Paula lanzó una imprecación y conminó a Rivke a que soltara el arma. Bond, que estaba poniéndose la última prenda de su atuendo, asistió a la escena como si se tratara de una secuencia en cámara lenta. De un lado Rivke, sólo con las bragas puestas y levantando el arma tan pronto sus pies tocaron el suelo; de otro Paula, que extendió los brazos en posición de tiro. Rivke hizo ademán de avanzar y en el acto sonó el fuerte estampido de la automática de Bond en manos de Paula. Una nubecilla de humo que se arremolinaba en la punta del cañón de la pistola, el rostro de Rivke roto en una masa de sangre y hueso, y su cuerpo, impulsado hacia atrás por la fuerza del impacto, doblándose hasta caer por encima de la cama.
Luego el olor de pólvora quemada.
Paula volvió a lanzar un juramento.
– Lo último que deseaba. El ruido.
Fue aquél uno de los pocos momentos de su vida en que Bond perdió el dominio sobre sí mismo. Había empezado a reconocer los síntomas inequívocos de una pasión amorosa hacia Rivke y, por lo demás sabía de la perfidia de Paula. Ahora, asentado sobre las gruesas suelas de las botas, se dispuso a efectuar un postrer y desesperado intento: saltar sobre Paula y arrebatarle el arma. Pero la chica se limitó a arrojar la automática sobre la cama y a recoger con rápido ademán la pistolita de Rivke.

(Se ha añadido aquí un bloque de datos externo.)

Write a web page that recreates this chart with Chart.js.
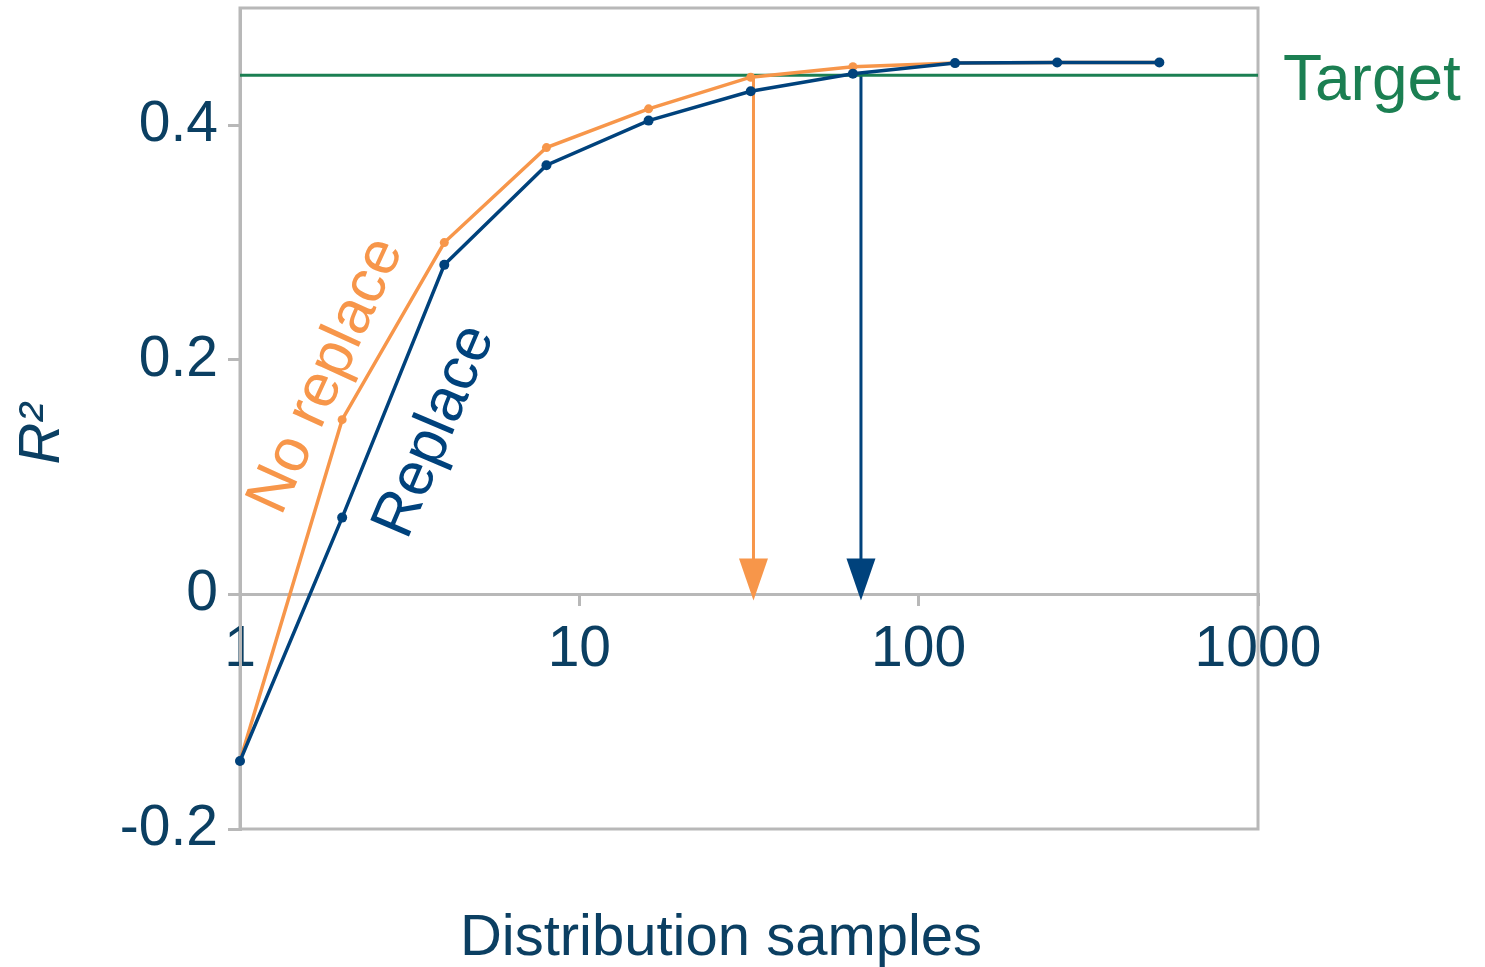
<!DOCTYPE html>
<html>
<head>
<meta charset="utf-8">
<script src="https://cdn.jsdelivr.net/npm/chart.js@4.4.0/dist/chart.umd.min.js"></script>
<style>
  body { margin: 0; background: #fff; }
  #wrap { width: 1485px; height: 967px; position: relative; }
</style>
</head>
<body>
<div id="wrap"><canvas id="r2Chart"></canvas></div>
<script>
// data
const samples = [1, 2, 4, 8, 16, 32, 64, 128, 256, 512];
const noReplace = [-0.142, 0.149, 0.300, 0.381, 0.414, 0.441, 0.450, 0.453, 0.4536, 0.4536];
const replace = [-0.142, 0.0655, 0.281, 0.366, 0.404, 0.429, 0.444, 0.453, 0.4536, 0.4536];
const target = 0.4426;
const noReplaceHit = 32.6;   // where each curve reaches the target
const replaceHit = 67.6;
const xTicks = [1, 10, 100, 1000];
const yTicks = [-0.2, 0, 0.2, 0.4];

const FONT = "'Liberation Sans', Arial, sans-serif";
const ORANGE = '#f7964a';
const NAVY = '#00427c';
const GREEN = '#1b7f52';
const GRAY = '#b8b8b8';
const TEXT = '#0b3f62';

const toPts = (xs, ys) => xs.map((x, i) => ({ x: x, y: ys[i] }));

// frame, arrowheads, rotated series labels and axis titles
const decorations = {
    id: 'decorations',
    beforeDraw(chart) {
        let a = chart.chartArea;
        let ctx = chart.ctx;
        ctx.save();
        ctx.strokeStyle = GRAY;
        ctx.lineWidth = 3;
        ctx.strokeRect(a.left, a.top, a.right - a.left, a.bottom - a.top);
        ctx.restore();
    },
    afterDatasetsDraw(chart) {
        let ctx = chart.ctx;
        let a = chart.chartArea;
        let ys = chart.scales.y;

        // arrow heads on the two drop lines
        [[3, ORANGE], [4, NAVY]].forEach(function(d) {
            let p = chart.getDatasetMeta(d[0]).data[1];
            ctx.save();
            ctx.fillStyle = d[1];
            ctx.beginPath();
            ctx.moveTo(p.x, p.y + 6);
            ctx.lineTo(p.x - 14.5, p.y - 36);
            ctx.lineTo(p.x + 14.5, p.y - 36);
            ctx.closePath();
            ctx.fill();
            ctx.restore();
        });

        ctx.save();
        ctx.font = '61px ' + FONT;
        ctx.textBaseline = 'alphabetic';
        ctx.textAlign = 'left';

        ctx.fillStyle = ORANGE;
        ctx.save();
        ctx.translate(281, 517);
        ctx.rotate(-65.5 * Math.PI / 180);
        ctx.fillText('No replace', 0, 0);
        ctx.restore();

        ctx.fillStyle = NAVY;
        ctx.save();
        ctx.translate(407, 541);
        ctx.rotate(-67 * Math.PI / 180);
        ctx.fillText('Replace', 0, 0);
        ctx.restore();

        // target label
        ctx.fillStyle = GREEN;
        ctx.font = '64px ' + FONT;
        ctx.fillText('Target', a.right + 25, ys.getPixelForValue(target) + 25);

        // axis titles
        ctx.fillStyle = TEXT;
        ctx.font = '58px ' + FONT;
        ctx.textAlign = 'center';
        ctx.fillText('Distribution samples', 721, 955);

        ctx.save();
        ctx.translate(59, 434);
        ctx.rotate(-Math.PI / 2);
        ctx.font = 'italic 58px ' + FONT;
        ctx.fillText('R²', 0, 0);
        ctx.restore();

        ctx.restore();
    }
};

let ctx = document.getElementById('r2Chart').getContext('2d');

new Chart(ctx, {
    type: 'line',
    data: {
        datasets: [
            {
                label: 'Replace',
                data: toPts(samples, replace),
                borderColor: NAVY,
                backgroundColor: NAVY,
                borderWidth: 3.5,
                pointRadius: 5,
                pointBorderWidth: 0,
                clip: false
            },
            {
                label: 'No replace',
                data: toPts(samples, noReplace),
                borderColor: ORANGE,
                backgroundColor: ORANGE,
                borderWidth: 3.5,
                pointRadius: 4.5,
                pointBorderWidth: 0,
                clip: false
            },
            {
                label: 'Target',
                data: [{ x: xTicks[0], y: target }, { x: xTicks[xTicks.length - 1], y: target }],
                borderColor: GREEN,
                borderWidth: 3,
                pointRadius: 0,
                clip: false
            },
            {
                label: 'No replace hit',
                data: [{ x: noReplaceHit, y: target }, { x: noReplaceHit, y: 0 }],
                borderColor: ORANGE,
                borderWidth: 3,
                pointRadius: 0
            },
            {
                label: 'Replace hit',
                data: [{ x: replaceHit, y: target }, { x: replaceHit, y: 0 }],
                borderColor: NAVY,
                borderWidth: 3,
                pointRadius: 0
            }
        ]
    },
    options: {
        responsive: true,
        maintainAspectRatio: false,
        animation: false,
        layout: { padding: { left: 0, top: 8, right: 227, bottom: 138 } },
        plugins: {
            legend: { display: false },
            tooltip: { enabled: false }
        },
        scales: {
            x: {
                type: 'logarithmic',
                min: 1,
                max: 1000,
                position: { y: 0 },
                afterBuildTicks: function(scale) {
                    scale.ticks = xTicks.map(v => ({ value: v }));
                },
                ticks: {
                    autoSkip: false,
                    maxRotation: 0,
                    padding: 12,
                    color: TEXT,
                    font: { family: FONT, size: 57 },
                    callback: v => String(v)
                },
                grid: {
                    drawOnChartArea: false,
                    tickLength: 10,
                    color: GRAY,
                    lineWidth: 3
                },
                border: { color: GRAY, width: 3 }
            },
            y: {
                type: 'linear',
                min: -0.2,
                max: 0.5,
                afterFit: function(scale) {
                    scale.width = 240;
                    scale.paddingTop = 0;
                    scale.paddingBottom = 0;
                },
                afterBuildTicks: function(scale) {
                    scale.ticks = yTicks.map(v => ({ value: v }));
                },
                ticks: {
                    padding: 10,
                    color: TEXT,
                    font: { family: FONT, size: 57 },
                    callback: v => String(v)
                },
                grid: {
                    drawOnChartArea: false,
                    tickLength: 12,
                    color: GRAY,
                    lineWidth: 3
                },
                border: { color: GRAY, width: 3 }
            }
        }
    },
    plugins: [decorations]
});
</script>
</body>
</html>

– Mejor que tomes eso, James. Quizá la necesites. Hemos tenido suerte. Le birlé la llave a la enfermera y la mandé a un recado imaginario. No hay nadie en esta sección del búnker y es posible que el ruido del arma no haya sido escuchado por los centinelas. Pero vamos a necesitar alas en los pies.
– ¿De qué estás hablando? -inquirió Bond, sospechando ya la torturante verdad.
– Luego te lo contaré todo. Pero ¿es que no te das cuenta? No te arrancaron ninguna confesión durante la tortura y entonces te pusieron al lado de Rivke. Se lo revelaste todo porque confiabas en ella, pero por desgracia era la hijita del alma de papá. Siempre lo fue. Por lo que sé, esperaba convertirse a su tiempo en la primera Führer del renacido Reich. Y ahora salgamos, por favor. Debo intentar sacarte de este lugar. Como te dije, los dos somos cómplices del mismo delito.